After all, when the bible says the soldiers soaked a sponge in vinegar and held it up to Jesus on a spear, why does no one ask, where did the sponge come from? No one thinks how it was an odd thing for soldiers to be carrying. Well it wasn’t. They gave Jesus vinegar on a shit sponge, and held it up on a spear to drink.


Now Jesus knew, he had to empty his stomach too. Later, he planned to yell with all his strength “Oh God, oh God, why have you forsaken me?” He must have chosen it a long time in advance, because it sounds like a final cry of despair. But it’s actually the first verse of a victory hymn in the bible. The effort of that yell would make him pass out.

Then the soldiers would look over from their dice games on the ridge and ask, “is he dead yet?” And one would walk slowly down, swearing softly, and do the usual check of cutting his chest, to see if the blood over his heart was coagulated enough yet.

That soldier would look at him, bruised and cut head to toe, nails through his limbs, blood dribbling out his chest, and vomit dribbling out his beard.

And the soldier might say, “Dead enough. Let’s go to the pub.”

And later, much later, there would be the coolness of the tomb, and the sweet smell of myrrh to revive him from his coma.
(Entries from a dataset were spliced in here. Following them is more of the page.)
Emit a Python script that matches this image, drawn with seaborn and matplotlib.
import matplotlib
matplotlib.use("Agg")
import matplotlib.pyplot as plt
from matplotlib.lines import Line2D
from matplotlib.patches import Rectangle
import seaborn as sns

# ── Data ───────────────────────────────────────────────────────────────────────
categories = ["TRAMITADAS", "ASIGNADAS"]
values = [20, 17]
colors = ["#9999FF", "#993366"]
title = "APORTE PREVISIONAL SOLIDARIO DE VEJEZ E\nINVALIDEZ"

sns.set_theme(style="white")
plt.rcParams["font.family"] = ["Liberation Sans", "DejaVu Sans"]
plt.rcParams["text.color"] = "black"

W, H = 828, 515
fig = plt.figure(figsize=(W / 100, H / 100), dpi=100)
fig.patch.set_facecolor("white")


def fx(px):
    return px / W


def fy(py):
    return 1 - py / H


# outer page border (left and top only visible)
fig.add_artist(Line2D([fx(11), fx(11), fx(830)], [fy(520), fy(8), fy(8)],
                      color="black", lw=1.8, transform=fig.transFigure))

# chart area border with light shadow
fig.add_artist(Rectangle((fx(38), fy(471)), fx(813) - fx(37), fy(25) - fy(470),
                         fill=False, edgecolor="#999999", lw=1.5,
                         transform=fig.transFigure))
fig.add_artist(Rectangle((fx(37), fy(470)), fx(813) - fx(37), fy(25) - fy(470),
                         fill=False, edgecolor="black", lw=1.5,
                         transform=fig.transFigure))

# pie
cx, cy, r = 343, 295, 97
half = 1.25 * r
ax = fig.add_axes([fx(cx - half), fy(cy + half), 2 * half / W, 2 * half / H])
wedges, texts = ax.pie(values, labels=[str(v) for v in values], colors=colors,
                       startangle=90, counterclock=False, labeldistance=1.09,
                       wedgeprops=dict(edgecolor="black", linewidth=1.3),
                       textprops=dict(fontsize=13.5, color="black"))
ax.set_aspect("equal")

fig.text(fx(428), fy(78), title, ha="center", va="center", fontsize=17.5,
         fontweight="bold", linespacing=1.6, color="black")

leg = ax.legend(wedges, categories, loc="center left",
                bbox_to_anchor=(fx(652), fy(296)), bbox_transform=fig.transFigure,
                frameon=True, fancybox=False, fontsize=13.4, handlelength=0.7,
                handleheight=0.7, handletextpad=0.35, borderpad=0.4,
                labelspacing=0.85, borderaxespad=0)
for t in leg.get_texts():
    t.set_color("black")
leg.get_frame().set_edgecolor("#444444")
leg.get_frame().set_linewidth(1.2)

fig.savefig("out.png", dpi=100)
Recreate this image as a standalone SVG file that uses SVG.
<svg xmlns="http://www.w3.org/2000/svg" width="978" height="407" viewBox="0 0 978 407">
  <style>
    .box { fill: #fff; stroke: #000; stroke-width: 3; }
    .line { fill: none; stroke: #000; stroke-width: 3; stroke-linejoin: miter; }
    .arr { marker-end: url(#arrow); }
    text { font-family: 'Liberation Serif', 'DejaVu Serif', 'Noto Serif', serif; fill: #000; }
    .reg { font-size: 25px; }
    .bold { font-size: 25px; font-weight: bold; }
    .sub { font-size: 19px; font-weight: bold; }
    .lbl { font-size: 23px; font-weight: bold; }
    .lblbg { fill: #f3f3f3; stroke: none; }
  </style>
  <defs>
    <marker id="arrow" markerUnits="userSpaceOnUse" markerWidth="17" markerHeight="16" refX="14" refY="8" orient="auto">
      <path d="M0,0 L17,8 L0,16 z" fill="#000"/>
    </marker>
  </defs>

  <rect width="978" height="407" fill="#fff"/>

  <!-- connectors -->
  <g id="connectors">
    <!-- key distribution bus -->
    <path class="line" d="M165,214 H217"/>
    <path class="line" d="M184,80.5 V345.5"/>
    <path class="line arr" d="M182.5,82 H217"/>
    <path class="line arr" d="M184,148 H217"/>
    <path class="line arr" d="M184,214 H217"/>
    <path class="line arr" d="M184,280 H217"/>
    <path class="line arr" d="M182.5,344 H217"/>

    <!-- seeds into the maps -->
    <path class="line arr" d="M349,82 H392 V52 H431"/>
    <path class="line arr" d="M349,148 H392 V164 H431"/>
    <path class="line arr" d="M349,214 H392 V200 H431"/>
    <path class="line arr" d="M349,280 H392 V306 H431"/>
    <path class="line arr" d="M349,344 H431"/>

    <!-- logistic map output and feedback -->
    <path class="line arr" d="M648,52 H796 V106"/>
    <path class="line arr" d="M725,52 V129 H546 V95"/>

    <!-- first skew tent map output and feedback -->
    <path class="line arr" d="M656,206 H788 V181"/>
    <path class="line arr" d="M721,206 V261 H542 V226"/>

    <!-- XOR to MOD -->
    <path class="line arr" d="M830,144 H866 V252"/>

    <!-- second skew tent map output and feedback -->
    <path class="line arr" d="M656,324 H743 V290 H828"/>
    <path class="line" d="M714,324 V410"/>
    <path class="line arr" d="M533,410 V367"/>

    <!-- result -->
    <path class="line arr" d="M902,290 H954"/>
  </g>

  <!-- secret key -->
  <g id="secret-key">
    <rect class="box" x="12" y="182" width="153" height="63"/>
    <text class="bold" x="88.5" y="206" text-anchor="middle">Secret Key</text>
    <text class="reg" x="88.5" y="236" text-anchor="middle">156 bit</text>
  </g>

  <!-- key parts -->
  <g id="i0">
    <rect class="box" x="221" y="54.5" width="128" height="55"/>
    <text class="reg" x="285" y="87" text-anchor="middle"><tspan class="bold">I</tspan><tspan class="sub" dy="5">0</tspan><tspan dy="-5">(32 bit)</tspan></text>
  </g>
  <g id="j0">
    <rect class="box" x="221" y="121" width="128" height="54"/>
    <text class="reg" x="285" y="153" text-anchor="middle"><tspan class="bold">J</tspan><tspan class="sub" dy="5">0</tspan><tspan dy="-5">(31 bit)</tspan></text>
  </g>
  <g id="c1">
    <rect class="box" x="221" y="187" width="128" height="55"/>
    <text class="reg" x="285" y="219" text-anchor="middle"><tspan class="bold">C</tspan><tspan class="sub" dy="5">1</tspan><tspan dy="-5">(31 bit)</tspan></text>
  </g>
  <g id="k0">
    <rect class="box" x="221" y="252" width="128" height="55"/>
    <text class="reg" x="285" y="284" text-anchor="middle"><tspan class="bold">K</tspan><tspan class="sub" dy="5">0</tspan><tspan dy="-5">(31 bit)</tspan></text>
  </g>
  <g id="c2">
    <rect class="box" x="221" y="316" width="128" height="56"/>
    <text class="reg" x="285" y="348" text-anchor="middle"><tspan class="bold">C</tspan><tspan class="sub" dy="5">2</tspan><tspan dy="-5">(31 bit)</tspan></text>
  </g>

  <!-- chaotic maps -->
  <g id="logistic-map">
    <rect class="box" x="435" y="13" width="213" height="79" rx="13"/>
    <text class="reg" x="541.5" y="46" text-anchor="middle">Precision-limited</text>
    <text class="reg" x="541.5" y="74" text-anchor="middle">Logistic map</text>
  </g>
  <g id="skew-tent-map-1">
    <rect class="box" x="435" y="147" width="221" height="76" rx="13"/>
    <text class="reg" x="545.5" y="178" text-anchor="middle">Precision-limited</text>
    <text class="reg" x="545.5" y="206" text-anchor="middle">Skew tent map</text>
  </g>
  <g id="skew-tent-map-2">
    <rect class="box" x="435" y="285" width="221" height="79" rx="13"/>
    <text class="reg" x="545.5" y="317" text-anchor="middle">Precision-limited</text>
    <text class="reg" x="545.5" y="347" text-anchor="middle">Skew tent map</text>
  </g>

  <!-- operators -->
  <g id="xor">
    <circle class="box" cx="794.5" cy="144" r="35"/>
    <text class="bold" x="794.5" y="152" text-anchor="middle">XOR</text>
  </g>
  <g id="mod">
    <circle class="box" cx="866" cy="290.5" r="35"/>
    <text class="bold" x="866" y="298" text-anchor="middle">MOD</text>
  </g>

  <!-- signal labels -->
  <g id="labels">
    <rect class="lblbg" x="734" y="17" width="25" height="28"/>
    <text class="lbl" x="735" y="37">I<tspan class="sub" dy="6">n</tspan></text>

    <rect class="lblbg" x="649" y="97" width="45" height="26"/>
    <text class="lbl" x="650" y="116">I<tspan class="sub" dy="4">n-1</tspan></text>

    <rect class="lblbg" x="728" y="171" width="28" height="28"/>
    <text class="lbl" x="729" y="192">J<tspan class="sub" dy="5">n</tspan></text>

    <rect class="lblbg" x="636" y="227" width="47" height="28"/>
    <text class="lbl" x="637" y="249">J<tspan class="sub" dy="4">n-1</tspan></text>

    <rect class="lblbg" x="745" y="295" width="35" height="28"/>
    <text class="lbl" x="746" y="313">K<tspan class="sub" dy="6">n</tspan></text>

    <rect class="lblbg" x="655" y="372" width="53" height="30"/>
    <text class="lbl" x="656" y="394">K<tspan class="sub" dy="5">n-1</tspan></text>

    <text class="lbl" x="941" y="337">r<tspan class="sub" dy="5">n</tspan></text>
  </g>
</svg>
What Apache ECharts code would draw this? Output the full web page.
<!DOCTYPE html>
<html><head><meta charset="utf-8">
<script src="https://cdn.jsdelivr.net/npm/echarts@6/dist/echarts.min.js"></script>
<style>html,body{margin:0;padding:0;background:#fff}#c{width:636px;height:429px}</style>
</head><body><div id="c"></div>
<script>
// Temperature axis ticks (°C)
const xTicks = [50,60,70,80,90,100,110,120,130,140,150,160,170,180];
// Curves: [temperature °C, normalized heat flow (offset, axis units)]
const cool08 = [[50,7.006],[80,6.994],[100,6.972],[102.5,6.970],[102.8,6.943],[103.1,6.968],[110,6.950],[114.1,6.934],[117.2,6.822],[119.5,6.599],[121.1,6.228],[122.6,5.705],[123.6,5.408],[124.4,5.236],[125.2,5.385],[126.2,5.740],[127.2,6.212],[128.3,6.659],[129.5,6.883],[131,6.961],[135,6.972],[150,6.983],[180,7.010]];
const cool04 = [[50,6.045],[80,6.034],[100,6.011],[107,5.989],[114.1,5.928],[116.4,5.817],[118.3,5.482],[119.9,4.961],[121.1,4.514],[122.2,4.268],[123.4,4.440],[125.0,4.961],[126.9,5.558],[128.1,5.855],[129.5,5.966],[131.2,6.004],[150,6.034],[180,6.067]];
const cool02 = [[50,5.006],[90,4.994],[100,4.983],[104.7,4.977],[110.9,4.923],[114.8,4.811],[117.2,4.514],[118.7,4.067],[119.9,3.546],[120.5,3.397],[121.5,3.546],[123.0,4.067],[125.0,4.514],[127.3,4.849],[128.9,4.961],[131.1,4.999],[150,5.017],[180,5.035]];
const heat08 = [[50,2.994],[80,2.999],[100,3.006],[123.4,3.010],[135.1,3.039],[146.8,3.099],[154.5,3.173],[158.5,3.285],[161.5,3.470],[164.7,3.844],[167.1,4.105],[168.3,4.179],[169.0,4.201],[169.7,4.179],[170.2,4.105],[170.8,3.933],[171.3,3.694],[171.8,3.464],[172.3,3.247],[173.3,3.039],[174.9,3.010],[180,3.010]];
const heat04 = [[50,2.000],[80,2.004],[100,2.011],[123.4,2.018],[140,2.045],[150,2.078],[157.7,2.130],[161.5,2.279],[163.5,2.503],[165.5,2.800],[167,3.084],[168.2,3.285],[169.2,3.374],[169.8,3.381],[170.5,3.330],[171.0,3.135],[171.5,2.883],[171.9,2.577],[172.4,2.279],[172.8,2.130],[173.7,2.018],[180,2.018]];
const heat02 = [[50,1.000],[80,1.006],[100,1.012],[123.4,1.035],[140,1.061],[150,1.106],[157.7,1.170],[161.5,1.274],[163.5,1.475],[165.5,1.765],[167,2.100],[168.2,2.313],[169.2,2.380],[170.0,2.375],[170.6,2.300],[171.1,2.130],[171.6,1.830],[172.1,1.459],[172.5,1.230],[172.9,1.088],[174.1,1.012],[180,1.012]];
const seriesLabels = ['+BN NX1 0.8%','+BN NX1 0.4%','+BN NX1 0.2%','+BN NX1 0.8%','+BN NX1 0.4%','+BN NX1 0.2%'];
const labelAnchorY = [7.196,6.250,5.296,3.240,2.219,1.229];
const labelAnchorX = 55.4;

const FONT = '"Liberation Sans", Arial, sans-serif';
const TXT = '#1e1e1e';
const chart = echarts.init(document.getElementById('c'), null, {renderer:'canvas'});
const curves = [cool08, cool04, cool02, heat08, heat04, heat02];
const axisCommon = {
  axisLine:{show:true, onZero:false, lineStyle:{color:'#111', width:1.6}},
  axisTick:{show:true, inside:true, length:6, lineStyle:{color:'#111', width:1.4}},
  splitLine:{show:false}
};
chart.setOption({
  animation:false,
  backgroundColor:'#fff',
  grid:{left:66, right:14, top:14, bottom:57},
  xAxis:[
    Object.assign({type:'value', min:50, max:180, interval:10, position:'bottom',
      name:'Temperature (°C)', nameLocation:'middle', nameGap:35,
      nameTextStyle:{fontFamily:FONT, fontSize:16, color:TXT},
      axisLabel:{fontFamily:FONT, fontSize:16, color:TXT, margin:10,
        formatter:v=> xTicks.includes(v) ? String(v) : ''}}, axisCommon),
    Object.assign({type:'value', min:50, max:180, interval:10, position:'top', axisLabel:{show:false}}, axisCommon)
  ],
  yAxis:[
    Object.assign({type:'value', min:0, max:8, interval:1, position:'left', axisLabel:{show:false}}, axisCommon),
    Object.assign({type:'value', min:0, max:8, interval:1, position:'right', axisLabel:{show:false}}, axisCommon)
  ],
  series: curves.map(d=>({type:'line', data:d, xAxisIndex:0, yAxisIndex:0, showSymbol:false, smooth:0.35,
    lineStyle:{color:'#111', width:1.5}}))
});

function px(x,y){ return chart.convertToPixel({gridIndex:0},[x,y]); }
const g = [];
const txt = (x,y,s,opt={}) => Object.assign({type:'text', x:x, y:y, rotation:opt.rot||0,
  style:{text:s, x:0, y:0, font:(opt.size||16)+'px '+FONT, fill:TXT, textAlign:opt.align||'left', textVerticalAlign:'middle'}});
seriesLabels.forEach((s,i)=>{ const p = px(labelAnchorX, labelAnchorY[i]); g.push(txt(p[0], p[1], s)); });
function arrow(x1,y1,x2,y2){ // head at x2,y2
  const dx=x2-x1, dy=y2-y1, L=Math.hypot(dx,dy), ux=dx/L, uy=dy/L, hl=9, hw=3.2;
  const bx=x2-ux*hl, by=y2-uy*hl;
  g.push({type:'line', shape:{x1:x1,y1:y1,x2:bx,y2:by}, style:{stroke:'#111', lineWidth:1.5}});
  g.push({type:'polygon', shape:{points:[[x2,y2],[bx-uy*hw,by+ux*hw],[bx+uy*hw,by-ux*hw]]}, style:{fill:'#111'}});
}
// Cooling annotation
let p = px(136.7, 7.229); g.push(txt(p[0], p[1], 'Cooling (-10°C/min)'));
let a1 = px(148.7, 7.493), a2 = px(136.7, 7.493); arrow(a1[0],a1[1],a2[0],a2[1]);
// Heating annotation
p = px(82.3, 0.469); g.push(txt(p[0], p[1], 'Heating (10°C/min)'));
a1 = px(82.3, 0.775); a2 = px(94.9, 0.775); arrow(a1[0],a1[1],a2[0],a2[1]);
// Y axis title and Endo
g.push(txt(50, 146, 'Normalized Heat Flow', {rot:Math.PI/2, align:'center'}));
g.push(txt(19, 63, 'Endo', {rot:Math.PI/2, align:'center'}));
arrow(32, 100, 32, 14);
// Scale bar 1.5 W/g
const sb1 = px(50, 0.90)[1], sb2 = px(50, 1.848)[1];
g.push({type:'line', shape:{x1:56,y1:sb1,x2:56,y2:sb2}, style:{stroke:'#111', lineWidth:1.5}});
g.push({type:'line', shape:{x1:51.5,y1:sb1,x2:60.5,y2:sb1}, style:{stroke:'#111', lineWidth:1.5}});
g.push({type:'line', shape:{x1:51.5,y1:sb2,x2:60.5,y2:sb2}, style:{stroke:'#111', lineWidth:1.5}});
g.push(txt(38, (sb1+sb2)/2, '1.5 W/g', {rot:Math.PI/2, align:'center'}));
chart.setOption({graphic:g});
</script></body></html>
So Jesus munched the sponge.

As much he could.

'Dead Enough' is Dead Enough Already

Some want to claim Jesus never actually rose from the tomb at all, or exen existed. I could say quite a bit on the evidence he did live. Others claim he didn't really rise from the dead. Well, whenever he actually died, by indication of all the events since, he really did rise from a tomb.

That must have been incredibly painful, and there is no account of him at all ever complaining. After thinking about that sponge for many years, at least as far as I am concerned, those are my final words on it.

‘Dead enough’ is dead enough already.